> [DATA EXTRACT]
········

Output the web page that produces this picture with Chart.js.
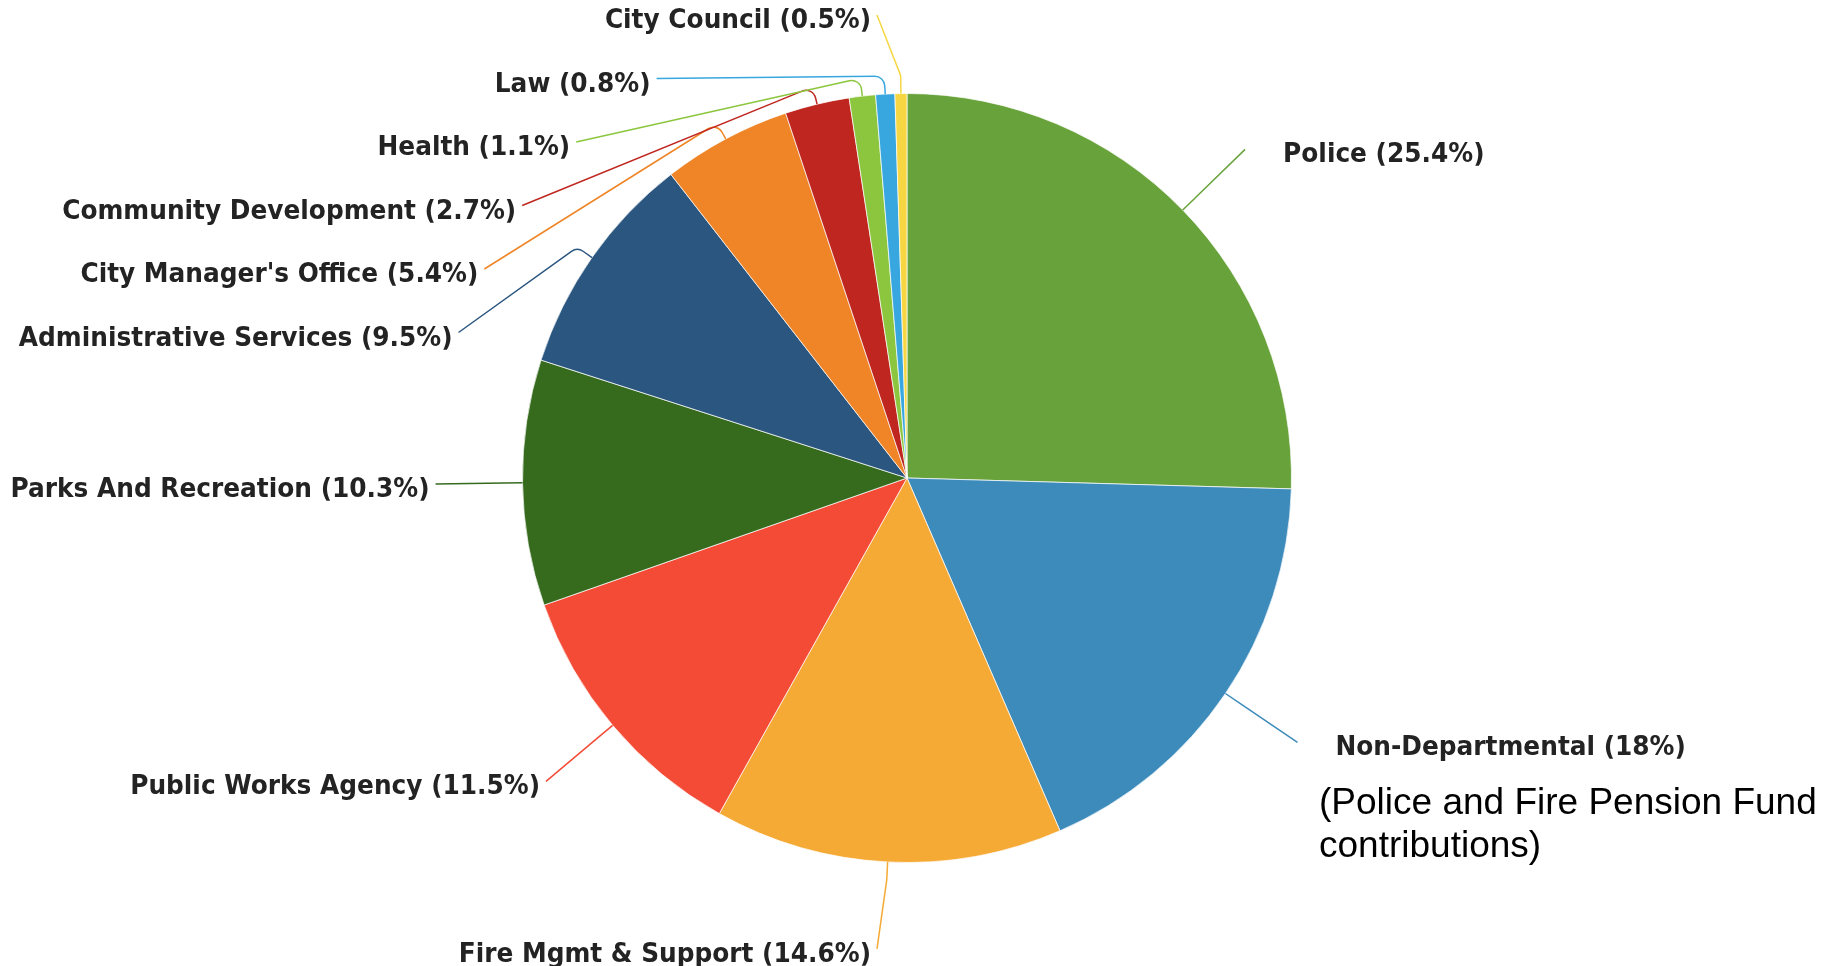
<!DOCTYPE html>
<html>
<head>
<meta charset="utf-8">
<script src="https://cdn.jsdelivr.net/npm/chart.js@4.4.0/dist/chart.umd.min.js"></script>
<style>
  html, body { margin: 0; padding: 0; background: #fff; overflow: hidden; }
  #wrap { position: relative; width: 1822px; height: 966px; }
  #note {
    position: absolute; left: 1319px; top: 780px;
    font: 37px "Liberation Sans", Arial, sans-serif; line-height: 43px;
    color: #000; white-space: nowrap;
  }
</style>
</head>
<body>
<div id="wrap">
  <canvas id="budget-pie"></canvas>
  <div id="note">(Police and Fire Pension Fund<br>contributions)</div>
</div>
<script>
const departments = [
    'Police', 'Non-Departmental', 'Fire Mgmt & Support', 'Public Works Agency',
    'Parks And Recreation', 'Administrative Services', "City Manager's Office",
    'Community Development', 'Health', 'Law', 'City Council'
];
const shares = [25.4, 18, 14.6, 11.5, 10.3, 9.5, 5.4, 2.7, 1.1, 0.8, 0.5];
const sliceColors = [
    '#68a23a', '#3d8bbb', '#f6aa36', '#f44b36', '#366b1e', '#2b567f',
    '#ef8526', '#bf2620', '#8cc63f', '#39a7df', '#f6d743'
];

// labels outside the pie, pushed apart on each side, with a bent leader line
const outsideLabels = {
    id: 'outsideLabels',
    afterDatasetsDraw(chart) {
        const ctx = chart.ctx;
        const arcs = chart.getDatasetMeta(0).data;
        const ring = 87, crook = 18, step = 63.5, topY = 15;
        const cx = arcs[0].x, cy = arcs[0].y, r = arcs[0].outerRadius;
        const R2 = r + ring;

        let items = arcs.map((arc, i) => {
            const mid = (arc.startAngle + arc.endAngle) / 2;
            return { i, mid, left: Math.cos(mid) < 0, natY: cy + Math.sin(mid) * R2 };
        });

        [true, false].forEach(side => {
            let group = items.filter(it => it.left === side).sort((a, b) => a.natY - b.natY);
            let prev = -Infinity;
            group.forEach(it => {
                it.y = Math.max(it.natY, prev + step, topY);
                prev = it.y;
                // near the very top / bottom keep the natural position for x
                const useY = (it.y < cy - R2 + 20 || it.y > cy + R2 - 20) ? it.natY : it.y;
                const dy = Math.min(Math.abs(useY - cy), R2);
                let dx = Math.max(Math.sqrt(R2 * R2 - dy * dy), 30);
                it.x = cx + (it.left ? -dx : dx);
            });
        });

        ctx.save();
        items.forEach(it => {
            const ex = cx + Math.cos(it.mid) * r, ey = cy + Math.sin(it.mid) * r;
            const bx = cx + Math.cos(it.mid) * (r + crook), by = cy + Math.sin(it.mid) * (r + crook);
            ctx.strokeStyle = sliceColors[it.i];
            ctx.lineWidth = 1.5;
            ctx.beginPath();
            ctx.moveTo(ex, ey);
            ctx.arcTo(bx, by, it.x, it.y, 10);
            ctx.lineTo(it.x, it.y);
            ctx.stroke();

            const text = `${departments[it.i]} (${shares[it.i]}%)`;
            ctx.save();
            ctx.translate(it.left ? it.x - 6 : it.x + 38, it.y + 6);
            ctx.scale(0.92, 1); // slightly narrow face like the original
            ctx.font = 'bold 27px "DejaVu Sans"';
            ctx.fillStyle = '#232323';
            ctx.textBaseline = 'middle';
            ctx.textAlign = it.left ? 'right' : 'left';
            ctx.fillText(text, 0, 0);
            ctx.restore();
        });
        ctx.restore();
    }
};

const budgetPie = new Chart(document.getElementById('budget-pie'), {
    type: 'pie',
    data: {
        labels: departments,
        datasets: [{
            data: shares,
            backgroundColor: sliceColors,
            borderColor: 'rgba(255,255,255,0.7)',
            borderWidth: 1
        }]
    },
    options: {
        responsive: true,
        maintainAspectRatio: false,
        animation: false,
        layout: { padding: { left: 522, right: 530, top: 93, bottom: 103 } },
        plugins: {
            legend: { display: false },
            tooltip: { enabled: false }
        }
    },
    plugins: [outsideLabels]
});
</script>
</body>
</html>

········

Send back the data above word for word, with the pictures left out.

> [FULL ANSWER]
Output the web page that produces this picture with Chart.js.
<!DOCTYPE html>
<html>
<head>
<meta charset="utf-8">
<script src="https://cdn.jsdelivr.net/npm/chart.js@4.4.0/dist/chart.umd.min.js"></script>
<style>
  html, body { margin: 0; padding: 0; background: #fff; overflow: hidden; }
  #wrap { position: relative; width: 1822px; height: 966px; }
  #note {
    position: absolute; left: 1319px; top: 780px;
    font: 37px "Liberation Sans", Arial, sans-serif; line-height: 43px;
    color: #000; white-space: nowrap;
  }
</style>
</head>
<body>
<div id="wrap">
  <canvas id="budget-pie"></canvas>
  <div id="note">(Police and Fire Pension Fund<br>contributions)</div>
</div>
<script>
const departments = [
    'Police', 'Non-Departmental', 'Fire Mgmt & Support', 'Public Works Agency',
    'Parks And Recreation', 'Administrative Services', "City Manager's Office",
    'Community Development', 'Health', 'Law', 'City Council'
];
const shares = [25.4, 18, 14.6, 11.5, 10.3, 9.5, 5.4, 2.7, 1.1, 0.8, 0.5];
const sliceColors = [
    '#68a23a', '#3d8bbb', '#f6aa36', '#f44b36', '#366b1e', '#2b567f',
    '#ef8526', '#bf2620', '#8cc63f', '#39a7df', '#f6d743'
];

// labels outside the pie, pushed apart on each side, with a bent leader line
const outsideLabels = {
    id: 'outsideLabels',
    afterDatasetsDraw(chart) {
        const ctx = chart.ctx;
        const arcs = chart.getDatasetMeta(0).data;
        const ring = 87, crook = 18, step = 63.5, topY = 15;
        const cx = arcs[0].x, cy = arcs[0].y, r = arcs[0].outerRadius;
        const R2 = r + ring;

        let items = arcs.map((arc, i) => {
            const mid = (arc.startAngle + arc.endAngle) / 2;
            return { i, mid, left: Math.cos(mid) < 0, natY: cy + Math.sin(mid) * R2 };
        });

        [true, false].forEach(side => {
            let group = items.filter(it => it.left === side).sort((a, b) => a.natY - b.natY);
            let prev = -Infinity;
            group.forEach(it => {
                it.y = Math.max(it.natY, prev + step, topY);
                prev = it.y;
                // near the very top / bottom keep the natural position for x
                const useY = (it.y < cy - R2 + 20 || it.y > cy + R2 - 20) ? it.natY : it.y;
                const dy = Math.min(Math.abs(useY - cy), R2);
                let dx = Math.max(Math.sqrt(R2 * R2 - dy * dy), 30);
                it.x = cx + (it.left ? -dx : dx);
            });
        });

        ctx.save();
        items.forEach(it => {
            const ex = cx + Math.cos(it.mid) * r, ey = cy + Math.sin(it.mid) * r;
            const bx = cx + Math.cos(it.mid) * (r + crook), by = cy + Math.sin(it.mid) * (r + crook);
            ctx.strokeStyle = sliceColors[it.i];
            ctx.lineWidth = 1.5;
            ctx.beginPath();
            ctx.moveTo(ex, ey);
            ctx.arcTo(bx, by, it.x, it.y, 10);
            ctx.lineTo(it.x, it.y);
            ctx.stroke();

            const text = `${departments[it.i]} (${shares[it.i]}%)`;
            ctx.save();
            ctx.translate(it.left ? it.x - 6 : it.x + 38, it.y + 6);
            ctx.scale(0.92, 1); // slightly narrow face like the original
            ctx.font = 'bold 27px "DejaVu Sans"';
            ctx.fillStyle = '#232323';
            ctx.textBaseline = 'middle';
            ctx.textAlign = it.left ? 'right' : 'left';
            ctx.fillText(text, 0, 0);
            ctx.restore();
        });
        ctx.restore();
    }
};

const budgetPie = new Chart(document.getElementById('budget-pie'), {
    type: 'pie',
    data: {
        labels: departments,
        datasets: [{
            data: shares,
            backgroundColor: sliceColors,
            borderColor: 'rgba(255,255,255,0.7)',
            borderWidth: 1
        }]
    },
    options: {
        responsive: true,
        maintainAspectRatio: false,
        animation: false,
        layout: { padding: { left: 522, right: 530, top: 93, bottom: 103 } },
        plugins: {
            legend: { display: false },
            tooltip: { enabled: false }
        }
    },
    plugins: [outsideLabels]
});
</script>
</body>
</html>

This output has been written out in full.